If Mainieri did find himself playing Bregman at catcher, rising senior Christian Ibarra would slide over to play shortstop. But Mainieri wasn’t clear on who might play third base.
Rising sophomore Andrew Stevenson, who was by far the weakest link in a strong LSU offense last season, is currently tearing it up in the summer leagues.
Mainieri recently talked to him after a four-hit game, and found out he’s finally starting to understand hitting coach Javi Sanchez’ methods.
“If this kid could just hit .270 or .280, he’s going to be a dynamic player in the Southeastern Conference, because you’ve seen what he can do defensively in center field and how he can affect ball games,” Mainieri said.
One of the biggest concerns for Mainieri with this recruiting class was developing depth in the infield. The Tigers lucked out last season when they only lost one infield starter to injury (JaCoby Jones), and it wasn’t for an extended period of time.
Even with the right side of the infield departing for the pros, LSU should be deeper as an infield this coming season.
Four of the seven signees introduced Monday were listed as infielders and figure to be competing along with Tyler Moore for playing time at first and second base.

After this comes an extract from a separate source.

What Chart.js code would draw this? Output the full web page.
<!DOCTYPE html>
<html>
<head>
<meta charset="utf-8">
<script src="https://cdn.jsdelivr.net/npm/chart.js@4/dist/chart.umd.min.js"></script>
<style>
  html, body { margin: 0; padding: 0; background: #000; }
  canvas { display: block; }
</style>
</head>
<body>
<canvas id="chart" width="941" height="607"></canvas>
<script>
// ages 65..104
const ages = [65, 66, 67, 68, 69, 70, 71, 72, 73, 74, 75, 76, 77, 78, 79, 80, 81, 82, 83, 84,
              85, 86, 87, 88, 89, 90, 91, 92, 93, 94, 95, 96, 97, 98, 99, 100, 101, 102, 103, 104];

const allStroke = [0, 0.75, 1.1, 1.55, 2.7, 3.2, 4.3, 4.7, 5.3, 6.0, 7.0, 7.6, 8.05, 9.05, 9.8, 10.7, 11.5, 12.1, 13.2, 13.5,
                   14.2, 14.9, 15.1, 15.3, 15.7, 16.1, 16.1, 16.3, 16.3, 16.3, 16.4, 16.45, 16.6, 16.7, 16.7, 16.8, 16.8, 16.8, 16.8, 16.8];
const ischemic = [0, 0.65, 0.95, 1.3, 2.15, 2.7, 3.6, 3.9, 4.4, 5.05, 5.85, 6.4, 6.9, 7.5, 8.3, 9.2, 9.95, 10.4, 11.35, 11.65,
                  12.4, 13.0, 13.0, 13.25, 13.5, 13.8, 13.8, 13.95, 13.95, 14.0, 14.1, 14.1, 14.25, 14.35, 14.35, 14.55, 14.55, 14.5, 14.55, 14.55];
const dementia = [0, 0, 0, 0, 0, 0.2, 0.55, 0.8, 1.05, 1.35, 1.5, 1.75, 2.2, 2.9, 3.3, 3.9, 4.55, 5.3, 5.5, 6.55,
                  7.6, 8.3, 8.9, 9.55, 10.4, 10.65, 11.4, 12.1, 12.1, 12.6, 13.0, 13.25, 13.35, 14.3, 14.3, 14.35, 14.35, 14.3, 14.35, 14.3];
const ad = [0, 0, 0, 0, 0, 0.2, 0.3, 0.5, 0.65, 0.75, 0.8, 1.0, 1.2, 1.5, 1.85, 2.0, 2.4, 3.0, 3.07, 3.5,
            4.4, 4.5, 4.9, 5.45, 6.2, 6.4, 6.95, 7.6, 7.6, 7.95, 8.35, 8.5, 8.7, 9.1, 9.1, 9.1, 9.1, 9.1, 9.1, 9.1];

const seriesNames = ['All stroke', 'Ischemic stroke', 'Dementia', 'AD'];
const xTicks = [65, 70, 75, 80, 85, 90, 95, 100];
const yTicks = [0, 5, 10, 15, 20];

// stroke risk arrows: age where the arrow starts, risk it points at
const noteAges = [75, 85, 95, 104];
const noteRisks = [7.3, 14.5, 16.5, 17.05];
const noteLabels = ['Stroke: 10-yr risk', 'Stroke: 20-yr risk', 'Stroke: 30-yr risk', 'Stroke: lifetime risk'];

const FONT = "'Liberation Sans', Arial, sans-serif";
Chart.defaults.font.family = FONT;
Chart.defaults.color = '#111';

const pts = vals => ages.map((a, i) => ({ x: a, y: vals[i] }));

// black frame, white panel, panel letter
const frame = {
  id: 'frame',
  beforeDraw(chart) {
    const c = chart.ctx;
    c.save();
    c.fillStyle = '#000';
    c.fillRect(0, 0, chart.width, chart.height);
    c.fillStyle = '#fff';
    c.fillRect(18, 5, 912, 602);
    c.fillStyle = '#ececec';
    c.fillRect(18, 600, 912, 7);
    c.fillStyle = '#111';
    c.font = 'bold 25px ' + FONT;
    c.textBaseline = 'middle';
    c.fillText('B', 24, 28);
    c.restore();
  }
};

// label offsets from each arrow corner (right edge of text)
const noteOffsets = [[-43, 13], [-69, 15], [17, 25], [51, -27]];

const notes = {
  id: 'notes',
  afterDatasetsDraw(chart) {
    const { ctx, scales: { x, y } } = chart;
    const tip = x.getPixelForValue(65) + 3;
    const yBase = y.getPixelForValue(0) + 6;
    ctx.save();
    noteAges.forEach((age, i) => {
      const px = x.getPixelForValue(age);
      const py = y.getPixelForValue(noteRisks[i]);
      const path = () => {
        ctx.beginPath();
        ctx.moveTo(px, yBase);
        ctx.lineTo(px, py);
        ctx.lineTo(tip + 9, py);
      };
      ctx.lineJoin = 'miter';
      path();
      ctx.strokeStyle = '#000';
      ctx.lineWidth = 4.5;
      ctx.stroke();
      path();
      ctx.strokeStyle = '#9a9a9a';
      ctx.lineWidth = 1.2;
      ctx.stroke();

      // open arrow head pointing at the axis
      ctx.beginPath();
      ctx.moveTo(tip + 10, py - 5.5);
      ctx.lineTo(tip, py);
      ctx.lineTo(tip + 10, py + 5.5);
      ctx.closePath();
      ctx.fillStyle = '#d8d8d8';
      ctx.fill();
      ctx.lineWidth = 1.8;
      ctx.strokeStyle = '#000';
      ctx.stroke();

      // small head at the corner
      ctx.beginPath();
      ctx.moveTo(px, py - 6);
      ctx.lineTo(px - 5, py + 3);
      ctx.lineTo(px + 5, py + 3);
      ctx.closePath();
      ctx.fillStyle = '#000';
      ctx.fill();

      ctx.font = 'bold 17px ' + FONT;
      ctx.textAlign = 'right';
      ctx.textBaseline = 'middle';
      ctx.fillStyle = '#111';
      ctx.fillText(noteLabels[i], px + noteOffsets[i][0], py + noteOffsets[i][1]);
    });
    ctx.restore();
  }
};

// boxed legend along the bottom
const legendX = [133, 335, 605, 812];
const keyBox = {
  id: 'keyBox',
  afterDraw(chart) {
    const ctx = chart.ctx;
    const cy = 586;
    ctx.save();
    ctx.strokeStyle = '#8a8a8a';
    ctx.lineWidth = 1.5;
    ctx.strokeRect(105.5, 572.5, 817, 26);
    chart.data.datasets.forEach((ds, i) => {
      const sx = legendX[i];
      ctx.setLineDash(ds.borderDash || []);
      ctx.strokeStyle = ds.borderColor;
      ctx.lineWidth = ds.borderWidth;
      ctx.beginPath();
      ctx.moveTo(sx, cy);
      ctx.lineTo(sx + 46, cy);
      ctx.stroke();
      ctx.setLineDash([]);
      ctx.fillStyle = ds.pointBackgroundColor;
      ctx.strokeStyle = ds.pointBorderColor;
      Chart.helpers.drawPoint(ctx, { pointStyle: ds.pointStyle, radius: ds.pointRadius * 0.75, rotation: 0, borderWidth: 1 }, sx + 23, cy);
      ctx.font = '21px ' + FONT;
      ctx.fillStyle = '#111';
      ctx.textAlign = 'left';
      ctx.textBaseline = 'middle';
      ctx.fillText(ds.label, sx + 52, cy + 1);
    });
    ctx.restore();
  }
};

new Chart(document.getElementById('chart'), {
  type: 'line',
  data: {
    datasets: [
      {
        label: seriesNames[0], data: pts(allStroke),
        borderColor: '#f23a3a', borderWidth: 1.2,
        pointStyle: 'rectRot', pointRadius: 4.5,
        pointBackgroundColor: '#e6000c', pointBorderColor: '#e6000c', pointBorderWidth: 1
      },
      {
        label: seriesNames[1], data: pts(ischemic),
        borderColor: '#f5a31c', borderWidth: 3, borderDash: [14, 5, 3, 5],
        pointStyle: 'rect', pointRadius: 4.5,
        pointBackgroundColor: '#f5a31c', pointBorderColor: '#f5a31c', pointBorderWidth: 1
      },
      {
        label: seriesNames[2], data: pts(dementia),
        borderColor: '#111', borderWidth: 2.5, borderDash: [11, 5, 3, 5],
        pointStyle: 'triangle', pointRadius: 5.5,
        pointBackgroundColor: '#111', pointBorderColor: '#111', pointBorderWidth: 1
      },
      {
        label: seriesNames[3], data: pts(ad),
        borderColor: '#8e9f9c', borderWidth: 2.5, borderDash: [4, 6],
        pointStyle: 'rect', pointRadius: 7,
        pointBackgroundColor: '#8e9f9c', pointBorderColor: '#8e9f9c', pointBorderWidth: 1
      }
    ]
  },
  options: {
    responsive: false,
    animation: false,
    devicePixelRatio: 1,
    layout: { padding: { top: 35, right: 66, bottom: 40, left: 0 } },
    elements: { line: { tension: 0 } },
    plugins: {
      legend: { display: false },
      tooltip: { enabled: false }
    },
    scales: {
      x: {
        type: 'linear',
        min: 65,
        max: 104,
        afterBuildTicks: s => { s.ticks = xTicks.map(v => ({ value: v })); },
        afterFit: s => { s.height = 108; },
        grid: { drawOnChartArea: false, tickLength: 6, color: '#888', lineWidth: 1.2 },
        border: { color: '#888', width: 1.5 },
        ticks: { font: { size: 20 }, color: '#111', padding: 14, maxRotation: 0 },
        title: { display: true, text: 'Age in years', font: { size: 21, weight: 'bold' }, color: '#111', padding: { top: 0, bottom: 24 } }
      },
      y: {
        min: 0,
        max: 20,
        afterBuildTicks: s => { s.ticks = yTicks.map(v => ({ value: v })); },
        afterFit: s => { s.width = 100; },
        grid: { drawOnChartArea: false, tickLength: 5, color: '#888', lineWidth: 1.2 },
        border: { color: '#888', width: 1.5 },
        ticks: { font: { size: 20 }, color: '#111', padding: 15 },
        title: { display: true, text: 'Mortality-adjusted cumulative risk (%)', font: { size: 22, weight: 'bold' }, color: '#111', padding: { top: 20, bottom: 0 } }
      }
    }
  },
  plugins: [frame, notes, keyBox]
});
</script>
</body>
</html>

Mainieri was especially pleased that both Danny Zardon and Kramer Robertson made their way to campus, saying, “I thought we’d lose one of those guys, but we ended up holding on to both of them.”
Mainieri is counting on his new pitchers to make the most immediate impact. Seven of the top 11 pitchers from last season’s team that posted the NCAA’s third-lowest ERA are gone, five of which are now pitching professionally.

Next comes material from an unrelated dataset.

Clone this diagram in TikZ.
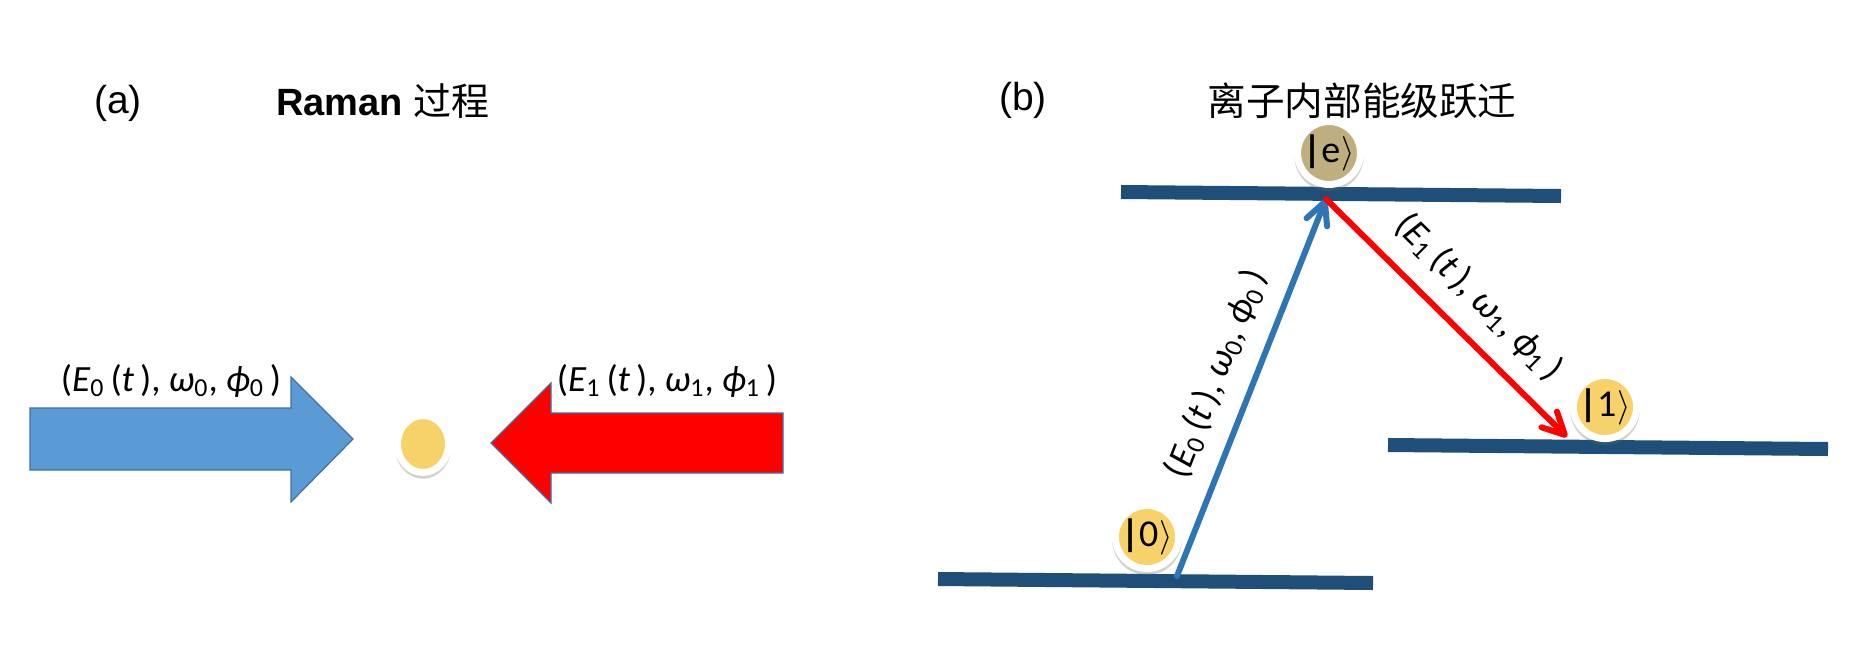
\documentclass[tikz,border=0pt]{standalone}
\usepackage{fontspec}
\setmainfont{Liberation Sans}
\newfontfamily\cjk{Noto Sans CJK SC}
\newfontfamily\cali{Carlito}
\usetikzlibrary{arrows.meta,shadows,shapes.geometric}

\definecolor{lvl}{RGB}{31,78,121}
\definecolor{bluefill}{RGB}{91,155,213}
\definecolor{blueedge}{RGB}{65,113,156}
\definecolor{transblue}{RGB}{46,117,182}
\definecolor{ionyellow}{RGB}{247,210,105}
\definecolor{ionbrown}{RGB}{191,175,127}

\newcommand{\fieldlab}[1]{{\cali\fontsize{18.5pt}{20pt}\selectfont (\textit{E}\textsubscript{#1}\hspace{3pt}(\textit{t}\hspace{3pt}),\hspace{4pt}\textit{ω}\textsubscript{#1},\hspace{4pt}\textit{ϕ}\textsubscript{#1}\hspace{3pt})}}
\newcommand{\ketlab}[1]{{\cali\fontsize{19pt}{20pt}\selectfont \textbf{|}#1\hspace{0.5pt}$\rangle$}}

\begin{document}
\begin{tikzpicture}[x=0.5pt,y=-0.5pt,
  level/.style={draw=lvl, line width=7pt},
  blockarrow/.style={draw=blueedge, line width=0.6pt, line join=miter},
  trans/.style={line width=3pt, line cap=round,
     -{Straight Barb[length=11pt,width=11pt,line cap=round,line join=round]}},
  ketshadow/.style={drop shadow={shadow xshift=0pt, shadow yshift=-1.5pt,
     opacity=0.3, fill=black!60, shadow scale=1.1}},
  ket/.style={circle, draw=white, line width=3.5pt, minimum size=26.5pt,
     inner sep=0pt, ketshadow},
  ion/.style={ellipse, draw=white, line width=3.5pt, fill=ionyellow,
     minimum width=25.5pt, minimum height=28.5pt, inner sep=0pt, ketshadow},
  title/.style={inner sep=0pt, font=\fontsize{19.5pt}{22pt}\selectfont},
  flab/.style={inner sep=0pt},
]
\useasboundingbox (0,0) rectangle (1874,644);
\fill[white] (0,0) rectangle (1874,644);

% ---------- panel (a) ----------
\node[title] (la) at (118,103) {(a)};
\node[title, font=\fontsize{19pt}{22pt}\selectfont] (ta) at (383,101) {\textbf{Raman} {\cjk 过程}};

\draw[blockarrow, fill=bluefill] (30,408) -- (291,408) -- (291,377) -- (353,439)
  -- (291,502) -- (291,470) -- (30,470) -- cycle;
\draw[blockarrow, fill=red] (783,413) -- (551,413) -- (551,383) -- (491,443)
  -- (551,503) -- (551,473) -- (783,473) -- cycle;

\node[flab] (f0) at (171,381) {\fieldlab{0}};
\node[flab] (f1) at (667,381) {\fieldlab{1}};

\node[ion] (ion) at (423,444) {};

% ---------- panel (b) ----------
\node[title] (lb) at (1023,100) {(b)};
\node[title, font=\fontsize{19.3pt}{22pt}\selectfont] (tb) at (1362,101) {\cjk 离子内部能级跃迁};

\coordinate (eL) at (1121,192);  \coordinate (eR) at (1561,196);
\coordinate (mL) at (1388,445);  \coordinate (mR) at (1828,449);
\coordinate (gL) at (938,579);   \coordinate (gR) at (1373,583);
\draw[level] (eL) -- (eR);
\draw[level] (mL) -- (mR);
\draw[level] (gL) -- (gR);

\coordinate (p0) at (1177,576);
\coordinate (pe) at (1326,199);
\coordinate (p1) at (1567,437);

\draw[trans, draw=transblue] (p0) -- node[flab, sloped, pos=0.5, above=9pt] {\fieldlab{0}} (pe);
\draw[trans, draw=red] (pe) -- node[flab, sloped, pos=0.525, above=9pt] {\fieldlab{1}} (p1);

\node[ket, fill=ionbrown] (ke) at (1329,153) {\ketlab{e}};
\node[ket, fill=ionyellow] (k0) at (1147,537) {\ketlab{0}};
\node[ket, fill=ionyellow] (k1) at (1605,407) {\ketlab{1}};
\end{tikzpicture}
\end{document}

“I told the players that we recruited that we need players to come in … and if they’re ready to pitch right away, then they will,” Mainieri said.

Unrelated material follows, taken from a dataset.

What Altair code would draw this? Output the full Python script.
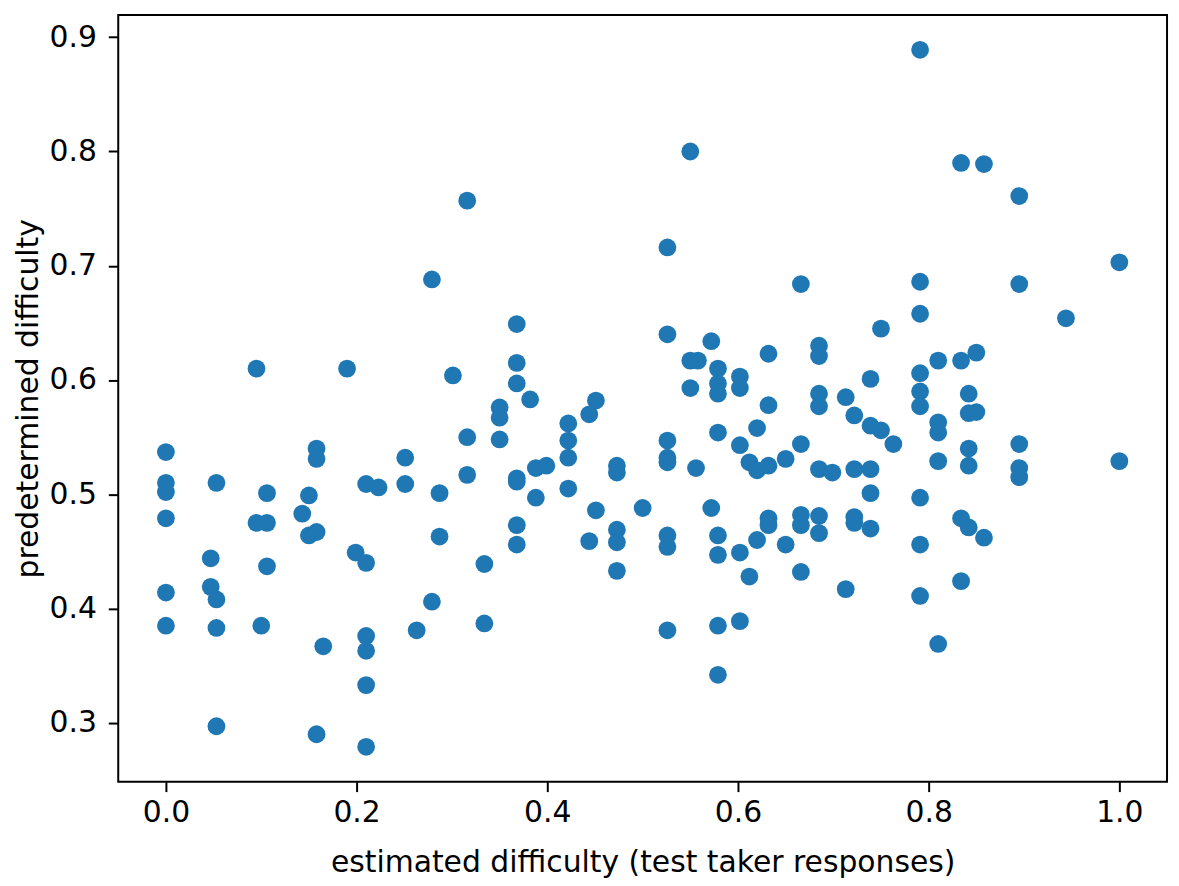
import altair as alt
import pandas as pd

# estimated difficulty (x) grouped with predetermined difficulty values (y)
x_vals = [
    0.0, 0.0, 0.0, 0.0, 0.0, 0.0,
    0.047, 0.047,
    0.053, 0.053, 0.053, 0.053,
    0.095, 0.095,
    0.100,
    0.106, 0.106, 0.106,
    0.143,
    0.150, 0.150,
    0.158, 0.158, 0.158, 0.158,
    0.165,
    0.190,
    0.199,
    0.210, 0.210, 0.210, 0.210, 0.210, 0.210,
    0.223,
    0.251, 0.251,
    0.263,
    0.279, 0.279,
    0.287, 0.287,
    0.301,
    0.316, 0.316, 0.316,
    0.334, 0.334,
    0.350, 0.350, 0.350,
    0.368, 0.368, 0.368, 0.368, 0.368, 0.368, 0.368,
    0.382,
    0.388, 0.388,
    0.399,
    0.422, 0.422, 0.422, 0.422,
    0.444, 0.444,
    0.451, 0.451,
    0.473, 0.473, 0.473, 0.473, 0.473,
    0.500,
    0.526, 0.526, 0.526, 0.526, 0.526, 0.526, 0.526, 0.526,
    0.550, 0.550, 0.550,
    0.558,
    0.556,
    0.572, 0.572,
    0.579, 0.579, 0.579, 0.579, 0.579, 0.579, 0.579, 0.579,
    0.602, 0.602, 0.602, 0.602, 0.602,
    0.612, 0.612,
    0.620, 0.620, 0.620,
    0.632, 0.632, 0.632, 0.632, 0.632,
    0.650, 0.650,
    0.666, 0.666, 0.666, 0.666, 0.666,
    0.685, 0.685, 0.685, 0.685, 0.685, 0.685, 0.685,
    0.699,
    0.713, 0.713,
    0.722, 0.722, 0.722, 0.722,
    0.739, 0.739, 0.739, 0.739, 0.739,
    0.750, 0.750,
    0.763,
    0.791, 0.791, 0.791, 0.791, 0.791, 0.791, 0.791, 0.791, 0.791,
    0.810, 0.810, 0.810, 0.810, 0.810,
    0.834, 0.834, 0.834, 0.834,
    0.842, 0.842, 0.842, 0.842, 0.842,
    0.850, 0.850,
    0.858, 0.858,
    0.895, 0.895, 0.895, 0.895, 0.895,
    0.944,
    1.000, 1.000,
]

y_vals = [
    0.537, 0.510, 0.502, 0.479, 0.414, 0.385,
    0.444, 0.419,
    0.510, 0.408, 0.383, 0.297,
    0.610, 0.475,
    0.385,
    0.501, 0.475, 0.437,
    0.483,
    0.499, 0.464,
    0.540, 0.531, 0.467, 0.290,
    0.367,
    0.610,
    0.449,
    0.509, 0.440, 0.376, 0.363, 0.333, 0.279,
    0.506,
    0.532, 0.509,
    0.381,
    0.688, 0.406,
    0.501, 0.463,
    0.604,
    0.757, 0.550, 0.517,
    0.439, 0.387,
    0.576, 0.567, 0.548,
    0.649, 0.615, 0.597, 0.514, 0.511, 0.473, 0.456,
    0.583,
    0.523, 0.497,
    0.525,
    0.562, 0.547, 0.532, 0.505,
    0.570, 0.459,
    0.582, 0.486,
    0.525, 0.519, 0.469, 0.458, 0.433,
    0.488,
    0.716, 0.640, 0.547, 0.532, 0.528, 0.464, 0.454, 0.381,
    0.800, 0.617, 0.593,
    0.617,
    0.523,
    0.634, 0.488,
    0.610, 0.597, 0.588, 0.554, 0.464, 0.447, 0.385, 0.342,
    0.603, 0.593, 0.543, 0.449, 0.389,
    0.528, 0.428,
    0.558, 0.521, 0.460,
    0.623, 0.578, 0.525, 0.479, 0.473,
    0.531, 0.456,
    0.684, 0.544, 0.482, 0.473, 0.432,
    0.630, 0.621, 0.588, 0.577, 0.522, 0.481, 0.466,
    0.519,
    0.585, 0.417,
    0.569, 0.522, 0.480, 0.475,
    0.601, 0.560, 0.522, 0.501, 0.470,
    0.645, 0.556,
    0.544,
    0.889, 0.686, 0.658, 0.606, 0.590, 0.577, 0.497, 0.456, 0.411,
    0.617, 0.563, 0.554, 0.529, 0.369,
    0.790, 0.617, 0.479, 0.424,
    0.588, 0.571, 0.540, 0.525, 0.471,
    0.624, 0.572,
    0.789, 0.462,
    0.761, 0.684, 0.544, 0.523, 0.515,
    0.654,
    0.703, 0.529,
]

x_ticks = [0.0, 0.2, 0.4, 0.6, 0.8, 1.0]
y_ticks = [0.3, 0.4, 0.5, 0.6, 0.7, 0.8, 0.9]

df = pd.DataFrame({"est": x_vals, "pre": y_vals})

FONT = "DejaVu Sans"

chart = (
    alt.Chart(df)
    .mark_circle(size=320, opacity=1, color="#1f77b4")
    .encode(
        x=alt.X(
            "est:Q",
            title="estimated difficulty (test taker responses)",
            scale=alt.Scale(domain=[-0.05, 1.05], nice=False, zero=False),
            axis=alt.Axis(values=x_ticks, format=".1f", titlePadding=20),
        ),
        y=alt.Y(
            "pre:Q",
            title="predetermined difficulty",
            scale=alt.Scale(domain=[0.2485, 0.9195], nice=False, zero=False),
            axis=alt.Axis(values=y_ticks, format=".1f", titlePadding=6, labelPadding=12),
        ),
    )
    .properties(
        width=1056,
        height=772,
        autosize=alt.AutoSizeParams(type="none"),
        padding={"left": 111, "top": 4, "right": 4, "bottom": 94},
    )
    .configure_view(stroke="black", strokeWidth=2)
    .configure_axis(
        grid=False,
        domain=False,
        ticks=True,
        tickColor="black",
        tickWidth=2,
        tickSize=10,
        labelPadding=6,
        labelFont=FONT,
        labelFontSize=30,
        labelColor="black",
        titleFont=FONT,
        titleFontSize=30,
        titleFontWeight="normal",
        titleColor="black",
    )
)

chart.save("out.html", embed_options={"renderer": "svg", "actions": False})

Mainieri wasn’t ready to anoint any of his new players as the next great thing, but he did have nice things to say about junior college transfer Brady Domangue.
Domangue earned NJCAA All-American honors last season when he went 14-2 with a 1.34 ERA. He struck out 118 batters in 114 innings, and showed some of the command LSU coaches love by walking only 32 batters.
“Brady’s a young man that had two phenomenal years at LSU-Eunice,” Mainieri said. “Brady broke the (LSU-E) record last year for lowest earned run average and most strikeouts. He led the whole country in wins for junior college.”
Though Domangue, a junior, might be the most ready newcomer in LSU’s ranks, Mainieri orchestrated this signing class with the future in mind.
Of the 10 pitchers in the class, eight were pitching for their high school teams a year ago. They’re also evenly split with five left-handers and five right-handers.
“We want to develop these young pitchers so they can have long careers here at LSU,” Mainieri said. “Who knows? A couple of these kids could emerge and be outstanding contributors as freshmen.”
It was far too early for Mainieri to try to nail down specific roles for pitchers, though.
“I don’t want to pigeonhole kids,” Mainieri said. “Say, ‘This kid’s a bullpen guy,’ or ‘this kid’s a starter.’ We want to see what they can do.”
One of the best candidates to fill Ryan Eades’ position as a weekend starter is junior pitcher Joe Broussard, who was on the shelf all of last season after undergoing Tommy John surgery.
Before his injury, Broussard was pegged to compete as either the weekend starter or as a closer last season. He went 4-1 with a 3.73 ERA as a sophomore.
“I’ll be anxious to see what he looks like this fall,” Mainieri said.
LSU won’t have all available pitchers at its disposal next season, however. While the word is not completely official yet, Mainieri didn’t make it sound as though rising sophomore Russell Reynolds or freshman right-hander Jesse Stallings would be ready to pitch this season. Both had Tommy John surgery in 2013.
Reynolds impressed in a midweek role last season, holding opponents to a .176 batting average before his injury.
“Russell thinks he’s going to pitch and wants to pitch … but I’m really not anticipating Russell pitching this year,” Mainieri said. “That shoulder injury is something that takes time, and I’ve seen kids rush back from it and all it does is more damage.
“We’re going to take the cautionary route with Reynolds and Jesse Stallings.”